America's Unrepentant Former Evangelical Leader

Richard Cizik remembers it this way: he had just come home from a week in Australia and was about to jet off to Paris when he sat down on Dec. 2, 2008 for his post-election interview with NPR’s Terry Gross. She opened by asking him who he voted for, and though he demurred, he offered a big hint. "In the Virginia primary, I voted for Barack Obama," he said.

A few minutes later, she asked the question that would cost Cizik his job: "Have you changed on gay marriage?"

"I'm shifting," Cizik answered, truthfully, "I have to admit. In other words, I would willingly say I believe in civil unions."

As the Washington lobbyist for the National Association of Evangelicals for nearly 30 years, Cizik should have known better. Even as polls continued to show a younger generation of Christians who were more accepting than their parents of homosexuality and gay marriage, the men who were running the old-school religious right remained completely and unequivocally opposed—and the NAE, an association of tens of thousands of churches, had always been positioned squarely within that flank. But for some time Cizik had been distancing himself from the old-timers, promoting global warming and environmentalism as Christian causes and supporting government-funded contraception as a way to reduce teen pregnancy. Religious-right stalwarts had long been calling out Cizik as insufficiently orthodox, but until now the NAE had his back.

"I walked out of that interview so confident of myself that I was oblivious to the repercussions," he told me this week. "I got on a plane and flew to Paris, where I started getting e-mails about how everyone was upset with me." So he turned around and flew to Minneapolis, where he met NAE president Leith Anderson at an Outback Steakhouse. And that was that. Cizik resigned. "Our individuals and organizations felt there was a loss of credibility for him," Anderson said at the time.

After a year of keeping a low profile, Cizik is "making a comeback," as he puts it. This week he announces the formation of the New Evangelical Partnership for the Common Good, a group devoted to developing Christian responses to global and political issues such as environmentalism, nuclear disarmament, human rights, and dialogue with the Muslim world. Cizik's partners in this effort are David Gushee, a professor of Christian ethics at Mercer University who has written extensively on torture, and Steven D. Martin, a pastor and filmmaker. For years, Cizik has been saying that the evangelical right needs to reframe its politics, to walk away from divisive name calling and find common ground with opponents, even on hot-button issues like abortion and gay marriage. "We are evangelical in our roots and orientation, but we aren't going to work only with evangelicals," explains Gushee.

The partnership gives Cizik a platform from which to speak openly. In his old job, "I wasn't allowed to say what I was thinking if it didn't support every jot and tittle of NAE policy," he says. Now, "I don't have to worry about the kinds of accountability that I had before."

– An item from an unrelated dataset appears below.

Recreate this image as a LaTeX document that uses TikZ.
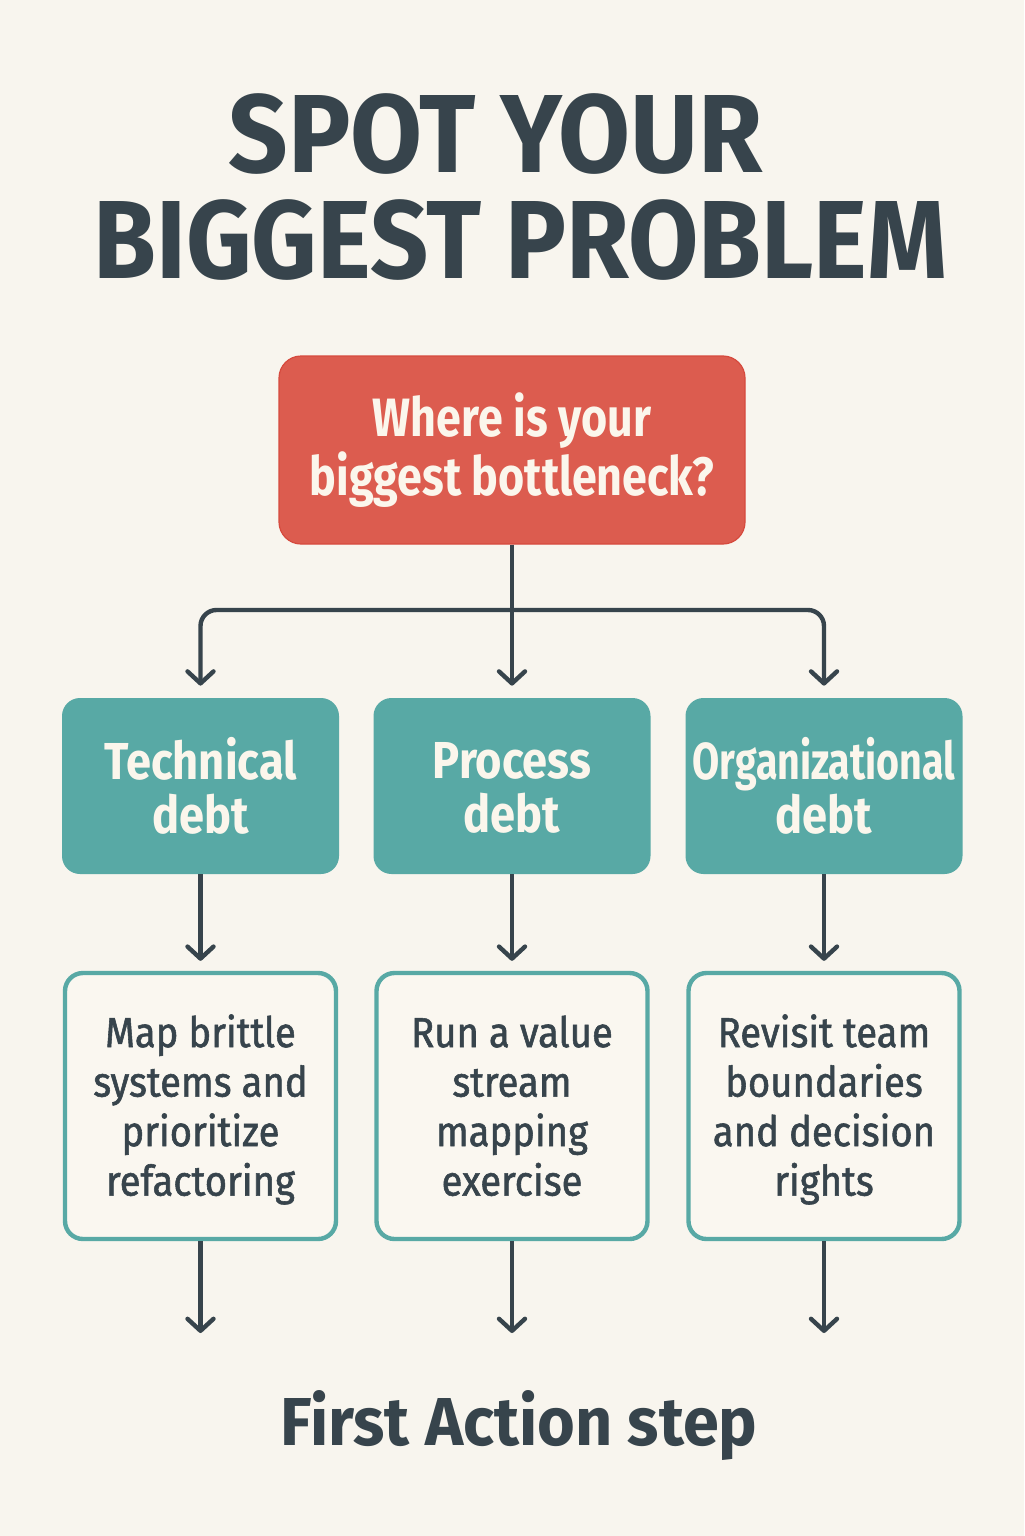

Critics will say that Cizik has gone soft or, worse, that he's allowed himself to be co-opted by the left: he's the token conservative evangelical with the progressive agenda who gets trotted out as evidence that conservative evangelicals no longer care about the issues that once mattered so much to them. (This broad point of view, though embraced by many in the left-wing press, is not supported by polls. Younger evangelicals are concerned with a broader range of issues than their parents, especially environmentalism and the developing world, but they are more conservative on abortion.) In any case, Cizik shrugs these criticisms off. "I am, at heart, a centrist evangelical. I am more pro-life than [Sojourners founder] Jim Wallis is, actually. I am what we should be—that is, post-ideological. We are to be about healing, not division. We are not to be subservient to ideology, but above it."

Cizik says he represents a tradition of evangelicalism going back to the beginning of the 20th century—to Francis Schaeffer and Carl Henry, evangelicals who were strictly orthodox, but advocated a broad engagement with the world. "I'm not some upstart who's trying to conjure up a new vision," he says. "This goes back a long way."

As for his year in hiding, Cizik does not seem to regret a thing. "I was sad," he says. "I understood. I apologized. I had a whole lot of emotions, and it takes a while to process those. I spent a fair amount of time being quiet." He reiterates his support for civil unions this way: "Is it possible to deny due process and equal protection to those people whose personal lifestyle I disagree with?" And then, our meeting over, he goes off to see his new friends at the Open Society Institute, the group funded by George Soros—who is, as everybody knows, a billionaire and a liberal.